Toeval bestaat niet, zoals bekend, en dus trof ik in de bunker, die een speciale expositie over de Johan Maurits bevat, mevrouw Margareth Barrett, een Engelse dame van een jaar of 50 (kort kastanjerood haar, bruine broek, bruine sandalen, geel-oranje blouse) wier Nederlandse vader, A.A. Coenraats, op dat schip had gediend, als hofmeester eerste klas. Na het bombardement van de Johan Maurits kreeg het schip opdracht in konvooi met andere schepen uit Den Helder naar Engeland te varen, en later die dag, de 14de mei, werd het twee kilometer uit de kust van Callantsoog door Duitse bommenwerpers tot zinken gebracht. Het exacte tijdstip was 18.34, althans: op dat moment bleef het horloge van A.A. Coenraats stilstaan – hij sprong in het water.
Maar overleefde.
Hij werd, met andere drenkelingen, opgepikt door Hr. Ms.
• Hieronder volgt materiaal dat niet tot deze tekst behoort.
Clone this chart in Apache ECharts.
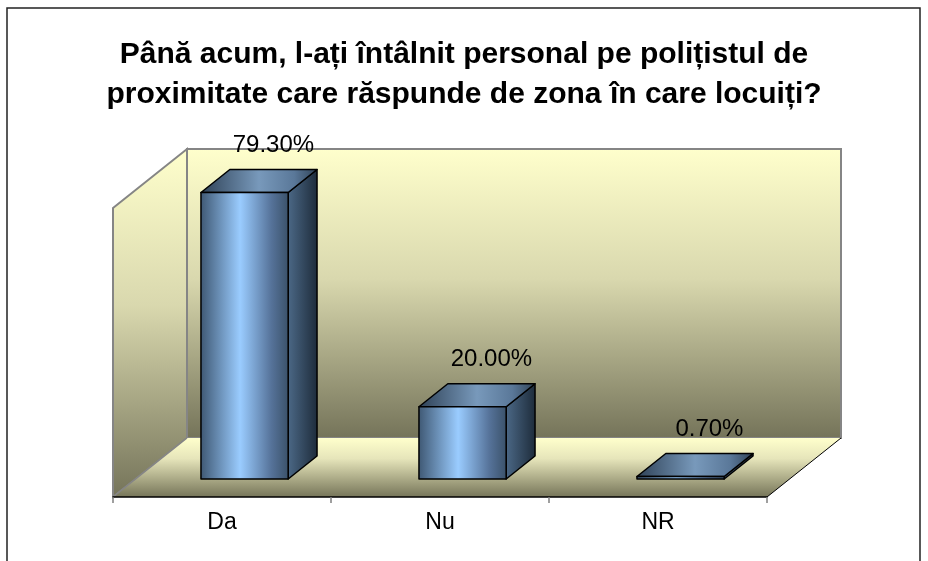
<!DOCTYPE html>
<html>
<head>
<meta charset="utf-8">
<script src="https://cdn.jsdelivr.net/npm/echarts@6/dist/echarts.min.js"></script>
<style>
  html, body { margin: 0; padding: 0; background: #fff; }
  #chart { width: 928px; height: 561px; }
</style>
</head>
<body>
<div id="chart"></div>
<script>
// date
const categories = ['Da', 'Nu', 'NR']
const values = [79.3, 20.0, 0.7]
const labels = ['79.30%', '20.00%', '0.70%']
const axisMax = 80

// adancimea 3D (pixeli)
const DX = 74
const DY = -59

const chart = echarts.init(document.getElementById('chart'))

// pereti + podea
function renderWalls(params, api) {
  const c0 = api.coord([0, 0])
  const band = api.size([1, 0])[0]
  const left = c0[0] - band / 2
  const right = left + band * categories.length
  const bottom = c0[1]
  const top = api.coord([0, axisMax])[1]
  const wallGrad = {
    type: 'linear', x: 0, y: 0, x2: 0, y2: 1,
    colorStops: [
      { offset: 0, color: '#FFFFCC' },
      { offset: 0.45, color: '#D9D8AE' },
      { offset: 1, color: '#747359' }
    ]
  }
  const floorGrad = {
    type: 'linear', x: 0, y: 0, x2: 0, y2: 1,
    colorStops: [
      { offset: 0, color: '#FFFFCC' },
      { offset: 0.35, color: '#E6E5BA' },
      { offset: 1, color: '#767559' }
    ]
  }
  return {
    type: 'group',
    children: [
      {
        type: 'polygon',
        shape: { points: [[left + DX, top + DY], [right + DX, top + DY], [right + DX, bottom + DY], [left + DX, bottom + DY]] },
        style: { fill: wallGrad, stroke: '#858585', lineWidth: 2 }
      },
      {
        type: 'polygon',
        shape: { points: [[left, top], [left + DX, top + DY], [left + DX, bottom + DY], [left, bottom]] },
        style: { fill: wallGrad, stroke: '#858585', lineWidth: 2 }
      },
      {
        type: 'polygon',
        shape: { points: [[left, bottom], [left + DX, bottom + DY], [right + DX, bottom + DY], [right, bottom]] },
        style: { fill: floorGrad }
      },
      {
        type: 'line',
        shape: { x1: left, y1: bottom, x2: left + DX, y2: bottom + DY },
        style: { stroke: '#858585', lineWidth: 1.5 }
      },
      {
        type: 'line',
        shape: { x1: right, y1: bottom, x2: right + DX, y2: bottom + DY },
        style: { stroke: '#000', lineWidth: 1 }
      }
    ]
  }
}

// coloane 3D
function renderBar(params, api) {
  const idx = api.value(0)
  const val = api.value(1)
  const base = api.coord([idx, 0])
  const topPt = api.coord([idx, val])
  const band = api.size([1, 0])[0]
  const w = band * 0.4
  const fx = DX * 0.305, fy = DY * 0.305
  const bx = DX * 0.39, by = DY * 0.39
  const x0 = base[0] - w / 2 + fx
  const x1 = x0 + w
  const y0 = base[1] + fy
  const y1 = topPt[1] + fy
  const outline = { stroke: '#000', lineWidth: 1.5, lineJoin: 'round' }
  return {
    type: 'group',
    children: [
      {
        type: 'polygon',
        shape: { points: [[x1, y1], [x1 + bx, y1 + by], [x1 + bx, y0 + by], [x1, y0]] },
        style: Object.assign({
          fill: {
            type: 'linear', x: 0, y: 0, x2: 1, y2: 0,
            colorStops: [
              { offset: 0, color: '#4C6987' },
              { offset: 1, color: '#1D2B3A' }
            ]
          }
        }, outline)
      },
      {
        type: 'polygon',
        shape: { points: [[x0, y1], [x1, y1], [x1 + bx, y1 + by], [x0 + bx, y1 + by]] },
        style: Object.assign({
          fill: {
            type: 'linear', x: 0, y: 0, x2: 1, y2: 0,
            colorStops: [
              { offset: 0, color: '#2E4156' },
              { offset: 0.5, color: '#7899BB' },
              { offset: 0.8, color: '#5A7899' },
              { offset: 1, color: '#2F4256' }
            ]
          }
        }, outline)
      },
      {
        type: 'rect',
        shape: { x: x0, y: y1, width: w, height: y0 - y1 },
        style: Object.assign({
          fill: {
            type: 'linear', x: 0, y: 0, x2: 1, y2: 0,
            colorStops: [
              { offset: 0, color: '#3E5772' },
              { offset: 0.45, color: '#9ACCFF' },
              { offset: 0.8, color: '#56739A' },
              { offset: 1, color: '#3A5169' }
            ]
          }
        }, outline)
      },
      {
        type: 'text',
        style: {
          text: labels[idx],
          x: (x0 + x1) / 2 + bx,
          y: y1 + by - 12,
          align: 'center',
          verticalAlign: 'bottom',
          fill: '#000',
          font: '24px "Liberation Sans", Arial, sans-serif'
        }
      }
    ]
  }
}

const option = {
  animation: false,
  title: {
    text: 'Până acum, l-ați întâlnit personal pe polițistul de\nproximitate care răspunde de zona în care locuiți?',
    left: 'center',
    top: 30,
    textStyle: {
      fontFamily: '"Liberation Sans", Arial, sans-serif',
      fontWeight: 'bold',
      fontSize: 30,
      lineHeight: 40,
      color: '#000'
    }
  },
  graphic: [
    {
      type: 'rect',
      shape: { x: 7, y: 8, width: 913, height: 600 },
      style: { fill: null, stroke: '#222', lineWidth: 1.5 },
      silent: true
    }
  ],
  grid: {
    left: 113,
    right: 161,
    top: 208,
    bottom: 64
  },
  xAxis: {
    type: 'category',
    data: categories,
    z: 5,
    axisLine: { show: true, lineStyle: { color: '#000', width: 1.5 } },
    axisTick: { show: true, length: 6, lineStyle: { color: '#808080', width: 1.5 } },
    axisLabel: {
      margin: 14,
      fontSize: 23,
      color: '#000',
      fontFamily: '"Liberation Sans", Arial, sans-serif'
    }
  },
  yAxis: {
    type: 'value',
    min: 0,
    max: axisMax,
    show: false
  },
  series: [
    {
      type: 'custom',
      name: 'walls',
      clip: false,
      silent: true,
      z: 1,
      renderItem: renderWalls,
      data: [[0, 0]]
    },
    {
      type: 'custom',
      name: 'bars',
      clip: false,
      z: 3,
      renderItem: renderBar,
      data: values.map((v, i) => [i, v])
    }
  ]
}

chart.setOption(option)
</script>
</body>
</html>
De Heemskerk, kwam veilig in Engeland aan, diende de hele oorlog op het schip dat hem had gered, in de Pacific hoofdzakelijk, leerde zijn latere (Engelse) vrouw kennen, vestigde zich in Engeland en werd uiteindelijk taxichauffeur in Cheltenham. Dat zou hij tot zijn dood in 2002 blijven. Zijn stilstaande horloge bewaarde hij als herinnering, en uiteindelijk gaf hij het aan het Kazemattenmuseum, waar het nu in een vitrine ligt, niet ver van de bril van ‘Schele Leen’ Reeser, de commandant van de Johan Maurits.
‘Dat is het klokje’, riep mevrouw Baxter uit toen we het horloge naderden. Als kind had ze het vaak gezien, haar vader vertelde geregeld over de oorlog.
Ze begon te huilen.
‘Ik hou zo veel van mijn vader’, snikte ze in gebroken Nederlands, ‘hij was zo’n beste man.’ Ze haalde een zakdoek tevoorschijn en snoot haar neus. Daarna kwam een wegwerpcameraatje uit haar tas. ‘This is something that shouldn’t be forgotten’, zei ze zacht. Ze richtte het kleurige, goedkope doosje op de vitrine en drukte af. Het flitslicht spatte hard tegen het glas van de vitrine.